(BRIEF) Return the material exactly as supplied, apart from the pictures, which are omitted.

(SUPPLIED INFORMATION)
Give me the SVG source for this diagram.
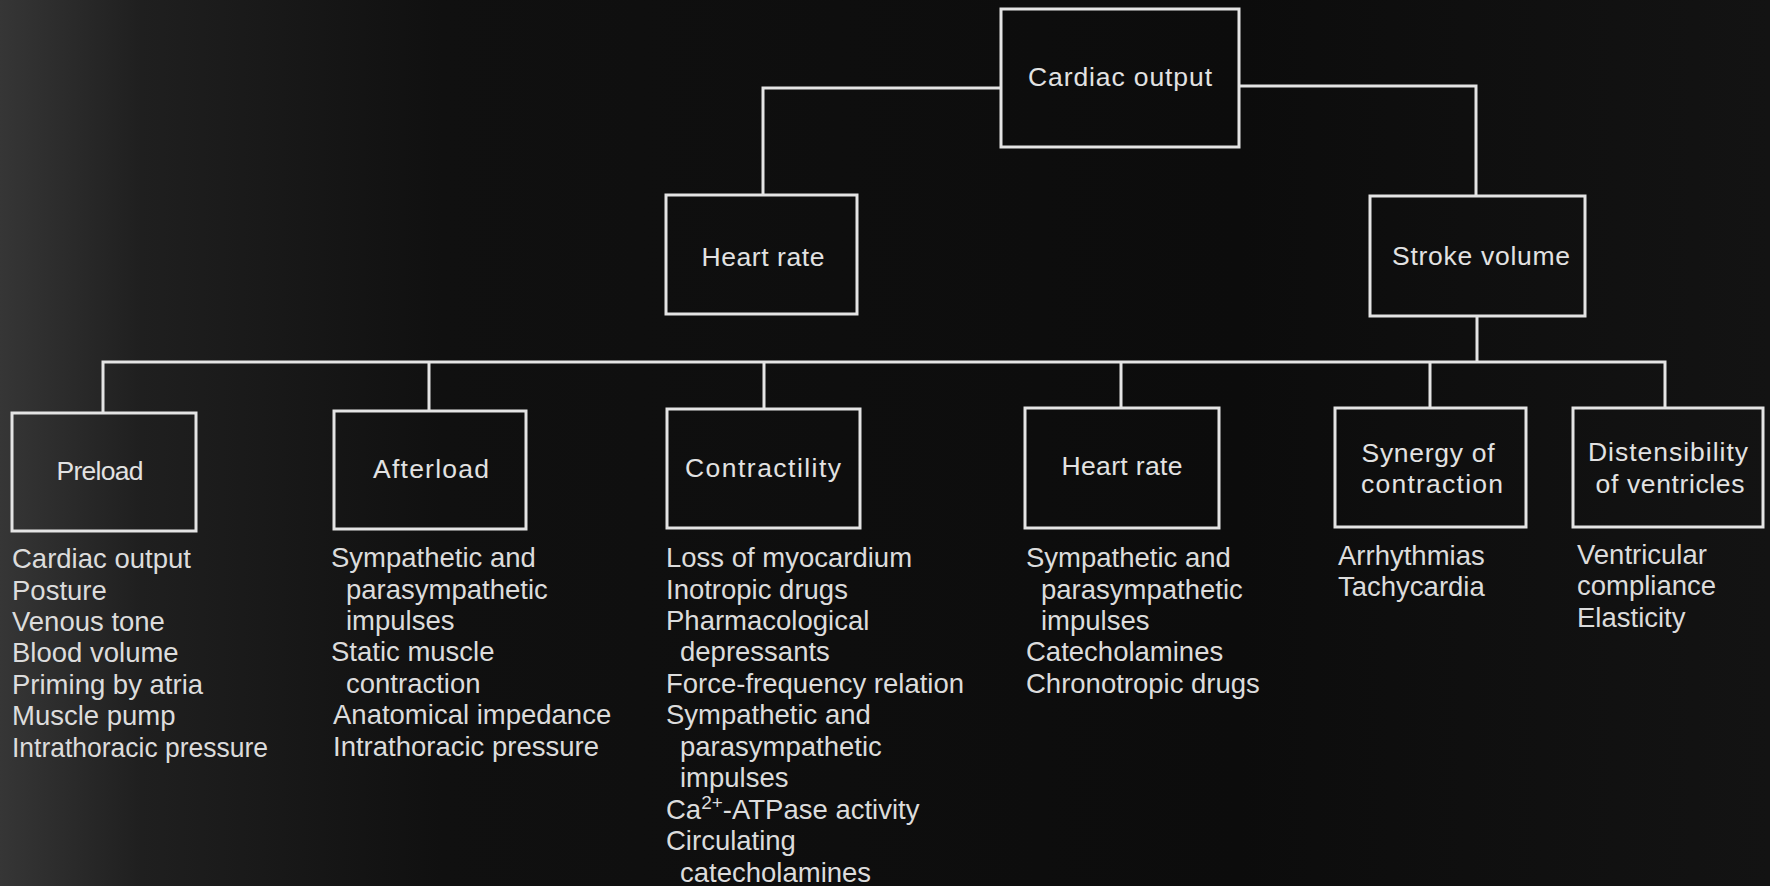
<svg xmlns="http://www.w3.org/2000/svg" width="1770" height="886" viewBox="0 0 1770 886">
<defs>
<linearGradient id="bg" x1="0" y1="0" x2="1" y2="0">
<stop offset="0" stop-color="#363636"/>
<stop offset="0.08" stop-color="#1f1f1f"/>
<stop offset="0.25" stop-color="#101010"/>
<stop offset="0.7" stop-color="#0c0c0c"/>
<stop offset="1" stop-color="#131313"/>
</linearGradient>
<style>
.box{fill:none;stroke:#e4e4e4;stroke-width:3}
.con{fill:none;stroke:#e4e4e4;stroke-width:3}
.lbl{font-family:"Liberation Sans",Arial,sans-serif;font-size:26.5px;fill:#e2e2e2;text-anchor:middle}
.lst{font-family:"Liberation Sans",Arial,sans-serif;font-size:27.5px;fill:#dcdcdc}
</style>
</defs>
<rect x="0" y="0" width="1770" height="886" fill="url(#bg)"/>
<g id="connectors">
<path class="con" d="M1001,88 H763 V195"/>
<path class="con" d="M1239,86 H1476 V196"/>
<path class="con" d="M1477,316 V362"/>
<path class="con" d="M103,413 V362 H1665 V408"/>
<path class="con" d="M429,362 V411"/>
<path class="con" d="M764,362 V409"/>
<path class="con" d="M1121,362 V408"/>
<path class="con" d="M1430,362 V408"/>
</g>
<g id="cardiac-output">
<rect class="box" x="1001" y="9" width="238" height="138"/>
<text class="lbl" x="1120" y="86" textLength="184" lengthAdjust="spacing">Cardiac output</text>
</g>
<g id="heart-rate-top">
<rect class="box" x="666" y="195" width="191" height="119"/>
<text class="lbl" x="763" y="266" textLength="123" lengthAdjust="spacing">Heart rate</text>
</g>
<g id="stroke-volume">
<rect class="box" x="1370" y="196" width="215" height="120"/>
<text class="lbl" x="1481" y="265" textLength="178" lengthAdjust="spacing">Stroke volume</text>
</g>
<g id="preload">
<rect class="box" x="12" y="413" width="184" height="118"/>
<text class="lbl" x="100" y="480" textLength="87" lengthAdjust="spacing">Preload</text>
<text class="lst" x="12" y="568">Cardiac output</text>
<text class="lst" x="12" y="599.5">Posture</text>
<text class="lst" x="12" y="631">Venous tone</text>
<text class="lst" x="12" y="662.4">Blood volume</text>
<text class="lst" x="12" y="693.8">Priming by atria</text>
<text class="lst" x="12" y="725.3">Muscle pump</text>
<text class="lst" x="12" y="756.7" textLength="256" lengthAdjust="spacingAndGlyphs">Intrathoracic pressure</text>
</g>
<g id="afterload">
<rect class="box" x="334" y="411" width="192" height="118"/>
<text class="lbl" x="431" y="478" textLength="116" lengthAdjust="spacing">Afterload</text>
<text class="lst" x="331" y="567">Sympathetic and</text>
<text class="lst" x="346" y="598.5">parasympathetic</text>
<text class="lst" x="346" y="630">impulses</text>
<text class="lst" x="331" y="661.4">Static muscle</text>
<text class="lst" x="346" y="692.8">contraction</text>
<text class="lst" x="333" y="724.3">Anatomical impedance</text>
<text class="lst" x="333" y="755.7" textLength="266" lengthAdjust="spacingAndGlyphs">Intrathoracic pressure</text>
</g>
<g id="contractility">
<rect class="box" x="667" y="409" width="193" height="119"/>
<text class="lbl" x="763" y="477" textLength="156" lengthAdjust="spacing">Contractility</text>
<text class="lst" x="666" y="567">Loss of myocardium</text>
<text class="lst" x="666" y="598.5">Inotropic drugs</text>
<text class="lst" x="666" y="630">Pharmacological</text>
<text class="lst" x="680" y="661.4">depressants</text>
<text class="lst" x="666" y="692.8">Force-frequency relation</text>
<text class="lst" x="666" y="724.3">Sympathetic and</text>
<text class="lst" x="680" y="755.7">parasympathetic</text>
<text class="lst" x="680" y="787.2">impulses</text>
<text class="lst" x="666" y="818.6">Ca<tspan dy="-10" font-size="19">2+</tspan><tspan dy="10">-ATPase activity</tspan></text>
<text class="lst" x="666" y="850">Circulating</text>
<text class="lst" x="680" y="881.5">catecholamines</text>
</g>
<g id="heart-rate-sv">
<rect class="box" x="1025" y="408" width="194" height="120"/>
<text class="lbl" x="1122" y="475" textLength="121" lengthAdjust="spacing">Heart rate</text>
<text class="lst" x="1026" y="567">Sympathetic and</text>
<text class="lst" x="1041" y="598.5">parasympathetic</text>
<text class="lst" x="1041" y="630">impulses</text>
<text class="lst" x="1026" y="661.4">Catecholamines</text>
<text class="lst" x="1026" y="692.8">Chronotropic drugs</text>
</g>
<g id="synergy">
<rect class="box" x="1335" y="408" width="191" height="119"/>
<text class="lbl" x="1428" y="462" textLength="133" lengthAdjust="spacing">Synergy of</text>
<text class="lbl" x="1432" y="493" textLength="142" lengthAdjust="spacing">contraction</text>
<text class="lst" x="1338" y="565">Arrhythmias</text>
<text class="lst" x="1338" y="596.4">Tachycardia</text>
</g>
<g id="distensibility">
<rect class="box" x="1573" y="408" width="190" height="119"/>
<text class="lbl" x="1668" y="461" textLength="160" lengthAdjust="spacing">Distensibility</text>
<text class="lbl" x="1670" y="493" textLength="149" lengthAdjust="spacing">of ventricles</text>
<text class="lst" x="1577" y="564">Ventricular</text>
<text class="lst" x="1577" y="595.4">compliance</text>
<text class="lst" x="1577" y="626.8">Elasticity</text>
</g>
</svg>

(FINAL ANSWER)
Give me the SVG source for this diagram.
<svg xmlns="http://www.w3.org/2000/svg" width="1770" height="886" viewBox="0 0 1770 886">
<defs>
<linearGradient id="bg" x1="0" y1="0" x2="1" y2="0">
<stop offset="0" stop-color="#363636"/>
<stop offset="0.08" stop-color="#1f1f1f"/>
<stop offset="0.25" stop-color="#101010"/>
<stop offset="0.7" stop-color="#0c0c0c"/>
<stop offset="1" stop-color="#131313"/>
</linearGradient>
<style>
.box{fill:none;stroke:#e4e4e4;stroke-width:3}
.con{fill:none;stroke:#e4e4e4;stroke-width:3}
.lbl{font-family:"Liberation Sans",Arial,sans-serif;font-size:26.5px;fill:#e2e2e2;text-anchor:middle}
.lst{font-family:"Liberation Sans",Arial,sans-serif;font-size:27.5px;fill:#dcdcdc}
</style>
</defs>
<rect x="0" y="0" width="1770" height="886" fill="url(#bg)"/>
<g id="connectors">
<path class="con" d="M1001,88 H763 V195"/>
<path class="con" d="M1239,86 H1476 V196"/>
<path class="con" d="M1477,316 V362"/>
<path class="con" d="M103,413 V362 H1665 V408"/>
<path class="con" d="M429,362 V411"/>
<path class="con" d="M764,362 V409"/>
<path class="con" d="M1121,362 V408"/>
<path class="con" d="M1430,362 V408"/>
</g>
<g id="cardiac-output">
<rect class="box" x="1001" y="9" width="238" height="138"/>
<text class="lbl" x="1120" y="86" textLength="184" lengthAdjust="spacing">Cardiac output</text>
</g>
<g id="heart-rate-top">
<rect class="box" x="666" y="195" width="191" height="119"/>
<text class="lbl" x="763" y="266" textLength="123" lengthAdjust="spacing">Heart rate</text>
</g>
<g id="stroke-volume">
<rect class="box" x="1370" y="196" width="215" height="120"/>
<text class="lbl" x="1481" y="265" textLength="178" lengthAdjust="spacing">Stroke volume</text>
</g>
<g id="preload">
<rect class="box" x="12" y="413" width="184" height="118"/>
<text class="lbl" x="100" y="480" textLength="87" lengthAdjust="spacing">Preload</text>
<text class="lst" x="12" y="568">Cardiac output</text>
<text class="lst" x="12" y="599.5">Posture</text>
<text class="lst" x="12" y="631">Venous tone</text>
<text class="lst" x="12" y="662.4">Blood volume</text>
<text class="lst" x="12" y="693.8">Priming by atria</text>
<text class="lst" x="12" y="725.3">Muscle pump</text>
<text class="lst" x="12" y="756.7" textLength="256" lengthAdjust="spacingAndGlyphs">Intrathoracic pressure</text>
</g>
<g id="afterload">
<rect class="box" x="334" y="411" width="192" height="118"/>
<text class="lbl" x="431" y="478" textLength="116" lengthAdjust="spacing">Afterload</text>
<text class="lst" x="331" y="567">Sympathetic and</text>
<text class="lst" x="346" y="598.5">parasympathetic</text>
<text class="lst" x="346" y="630">impulses</text>
<text class="lst" x="331" y="661.4">Static muscle</text>
<text class="lst" x="346" y="692.8">contraction</text>
<text class="lst" x="333" y="724.3">Anatomical impedance</text>
<text class="lst" x="333" y="755.7" textLength="266" lengthAdjust="spacingAndGlyphs">Intrathoracic pressure</text>
</g>
<g id="contractility">
<rect class="box" x="667" y="409" width="193" height="119"/>
<text class="lbl" x="763" y="477" textLength="156" lengthAdjust="spacing">Contractility</text>
<text class="lst" x="666" y="567">Loss of myocardium</text>
<text class="lst" x="666" y="598.5">Inotropic drugs</text>
<text class="lst" x="666" y="630">Pharmacological</text>
<text class="lst" x="680" y="661.4">depressants</text>
<text class="lst" x="666" y="692.8">Force-frequency relation</text>
<text class="lst" x="666" y="724.3">Sympathetic and</text>
<text class="lst" x="680" y="755.7">parasympathetic</text>
<text class="lst" x="680" y="787.2">impulses</text>
<text class="lst" x="666" y="818.6">Ca<tspan dy="-10" font-size="19">2+</tspan><tspan dy="10">-ATPase activity</tspan></text>
<text class="lst" x="666" y="850">Circulating</text>
<text class="lst" x="680" y="881.5">catecholamines</text>
</g>
<g id="heart-rate-sv">
<rect class="box" x="1025" y="408" width="194" height="120"/>
<text class="lbl" x="1122" y="475" textLength="121" lengthAdjust="spacing">Heart rate</text>
<text class="lst" x="1026" y="567">Sympathetic and</text>
<text class="lst" x="1041" y="598.5">parasympathetic</text>
<text class="lst" x="1041" y="630">impulses</text>
<text class="lst" x="1026" y="661.4">Catecholamines</text>
<text class="lst" x="1026" y="692.8">Chronotropic drugs</text>
</g>
<g id="synergy">
<rect class="box" x="1335" y="408" width="191" height="119"/>
<text class="lbl" x="1428" y="462" textLength="133" lengthAdjust="spacing">Synergy of</text>
<text class="lbl" x="1432" y="493" textLength="142" lengthAdjust="spacing">contraction</text>
<text class="lst" x="1338" y="565">Arrhythmias</text>
<text class="lst" x="1338" y="596.4">Tachycardia</text>
</g>
<g id="distensibility">
<rect class="box" x="1573" y="408" width="190" height="119"/>
<text class="lbl" x="1668" y="461" textLength="160" lengthAdjust="spacing">Distensibility</text>
<text class="lbl" x="1670" y="493" textLength="149" lengthAdjust="spacing">of ventricles</text>
<text class="lst" x="1577" y="564">Ventricular</text>
<text class="lst" x="1577" y="595.4">compliance</text>
<text class="lst" x="1577" y="626.8">Elasticity</text>
</g>
</svg>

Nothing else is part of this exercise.